Cenospheres from Diesel Engine Exhaust
There are three cenospheres at the center of the image. The oblique top light shows their
Reflectivity. The black, tapered cylinder is a tire wear particle. Road dust minerals complete the assemblage.
Transmitted Off Crossed Polarized light and Oblique Top Light Illumination
Cenospheres are created by the incomplete combustion of a liquid fuel. In the process of combustion hydrogen is oxidized
preferentially, followed by the carbon. If insufficient oxygen is available then residual carbon is left behind. The form
taken by the carbon is dependent upon the form of the fuel, its residence time in the combustion zone, how soon the oxygen
was depleted in the combustion process.
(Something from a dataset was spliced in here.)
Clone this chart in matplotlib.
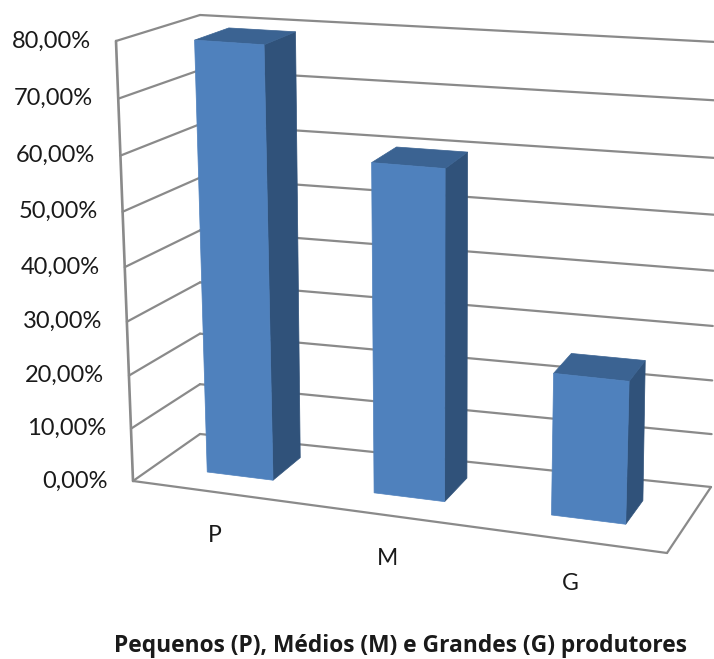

The result is a carbon shell with holes where the vapors created by the heat
continue to escape. With fuels of low viscosity the cenospheres take on a spherical shape. When the fuel is very viscose
the cenospheres can take very irregular shapes. The burning of Bunker C fuel or the burning of tar or asphalt often create
very unusual shaped cenospheres. The introduction of liquid droplets of fuel into the combustion zone occurs
routinely in diesel engines, jet engines, oil furnaces, and oil-fired boilers. It also occurs in the bubbling of viscose
melts, such as tar, asphalt, and themoplastics during uncontrolled fires. The liquid fuel may be a liquid at room
temperature; such as kerosene, diesel fuel, or oil; or it may be from the melt; such as is the case in the combustion of
any thermoplastic or wax.
Significance in the Environment:
Cenospheres always indicate a liquid droplet fuel. Diesel engines burn droplets of fuel sprayed
into the combustion chamber. These droplets tend to be small and so most of the cenospheres from
diesel truck engines are small. Large liquid fueled boilers, such as power plants, ship boilers,
etc. introduce much larger droplets into the combustion chamber and produce larger cenospheres.
Fuels, like Bunker C, are very viscose and produce irregular shaped droplets as they are sprayed
into the combustion zone of a boiler and irregular shaped large cenospheres are the result. These
are most commonly seen in the air around large harbors. Thermoplastics melt at the high temperatures
of uncontrolled fires and begin to bubble as gases produced by pyrolysis vent from the plastic. When
the bubbles burst they create droplets of airborne fuel that forms cenospheres. Cenospheres from
uncontrolled fires often carry a large "tarry" component of partially pyrolized fuel. Wood, coke,
coal, thermoset resins, etc. will not produce cenospheres directly.
A porous surface is a characteristic of most cenospheres and that helps distinguish them from magnetite spheres that are
also black but are smooth and lack the pores. Magnetite spheres also rotate the polarization of the transmitted beam of
light and so are bright at the edge when viewed with transmitted cross polarized light. Cenospheres do not have bright edges
when viewed with transmitted cross polarized light.